Produced from 1954 to 1956, the Black Beauty Custom is one of the most revered Les Pauls.
Marketed as the “fretless wonder” for its small frets, it was given an elegant black finish to match the tuxedos of gigging guitarists of the time. Today, vintage originals start around $20,000, while reissues live in the four-figure range. But Epiphone now offers an inspired limited edition for well under a grand.
We put on our cummerbunds to give it a whirl.
In fine tradition, this Les Paul has a low-gloss finish and Gibson USA P-90 pickups. The 24.75″ scale neck sports a 22-fret ebony fingerboard (12″ radius) on a mahogany neck set into a mahogany body. Gold hardware is complemented by yellowed binding and pearloid inlays on the fingerboard and the classic split-parallelogram on the headstock. It even comes in a plush hardshell case.

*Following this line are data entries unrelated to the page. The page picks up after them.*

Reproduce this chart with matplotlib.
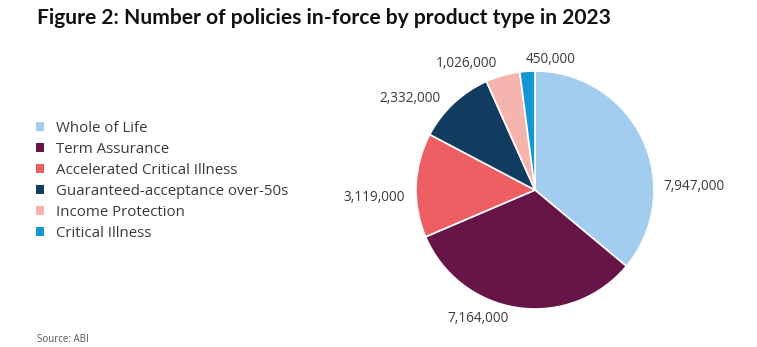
import matplotlib
matplotlib.use("Agg")
import matplotlib.pyplot as plt
from matplotlib.patches import Patch

# --- Data ---
categories = [
    "Whole of Life",
    "Term Assurance",
    "Accelerated Critical Illness",
    "Guaranteed-acceptance over-50s",
    "Income Protection",
    "Critical Illness",
]
policies = [7947000, 7164000, 3119000, 2332000, 1026000, 450000]
colors = ["#A3CDEE", "#661546", "#EE5F63", "#123B60", "#F5B4AE", "#1497D4"]

# label placement, in units of the pie radius (outside the pie, as in the source chart)
label_pos = [(1.34, 0.03), (-0.48, -1.08), (-1.35, -0.06),
             (-1.05, 0.77), (-0.58, 1.06), (0.13, 1.10)]

plt.rcParams["font.family"] = ["Open Sans", "DejaVu Sans"]

W, H = 757, 347
fig = plt.figure(figsize=(W / 100, H / 100), dpi=100)

# pie axes in pixel coordinates: centre (535, 190), radius 119
cx, cy, r = 535, 190, 119
ax = fig.add_axes([(cx - r) / W, (H - cy - r) / H, 2 * r / W, 2 * r / H])
wedges, _ = ax.pie(
    policies,
    colors=colors,
    startangle=90,
    counterclock=False,
    wedgeprops=dict(edgecolor="white", linewidth=1.2),
)
for v, (lx, ly) in zip(policies, label_pos):
    ax.text(lx, ly, f"{v:,}", fontsize=9.8, color="#3a3a3a",
            ha="center", va="center", clip_on=False)
ax.set_xlim(-1, 1)
ax.set_ylim(-1, 1)
ax.set_aspect("equal")
ax.axis("off")

fig.text(37 / W, 1 - 18 / H, "Figure 2: Number of policies in-force by product type in 2023",
         fontsize=15.1, fontweight="bold", color="#111111", va="center", ha="left",
         family=["Lato", "DejaVu Sans"])

handles = [Patch(facecolor=c, edgecolor="none") for c in colors]
fig.legend(
    handles, categories,
    loc="upper left", bbox_to_anchor=(22 / W, 1 - 107 / H),
    frameon=False, fontsize=10.8, handlelength=0.55, handleheight=0.55,
    handletextpad=0.85, labelspacing=0.41, labelcolor="#3a3a3a",
)

fig.text(37 / W, 1 - 340 / H, "Source: ABI", fontsize=7, color="#555555",
         va="center", ha="left")

fig.savefig("out.png", dpi=100, facecolor="white")
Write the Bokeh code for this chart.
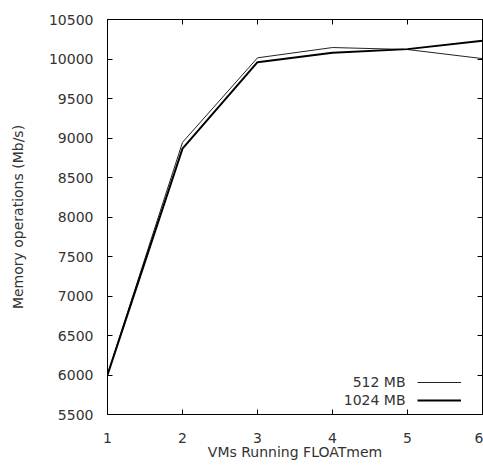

In the hand, this is a beefy guitar. The test instrument weighed around 8.5 pounds and had a baseball-bat-like large-C neck profile. But it was set up nicely and played great after a period of adjusting to the frets. Keep in mind the Black Beauty was designed for jazzers of the day, and its smaller frets yield a slower note attack.
The beefy feeling of the body neck is matched by a huge tone. In studio tests, the guitar delivered fat clean tones, but the shocker was how well it handled heavier distortion. Despite bearing single-coils, the 1955 Custom is surprisingly free of hum and noise; they rage nearly like a set of PAF humbuckers through a cranked half-stack. The rock attitude is impressive.
For relatively little coin, this Les Paul is loaded with vintage vibe and feel. Sure, it’s chunky, but it plays great and has powerhouse tone. Tuxedo optional.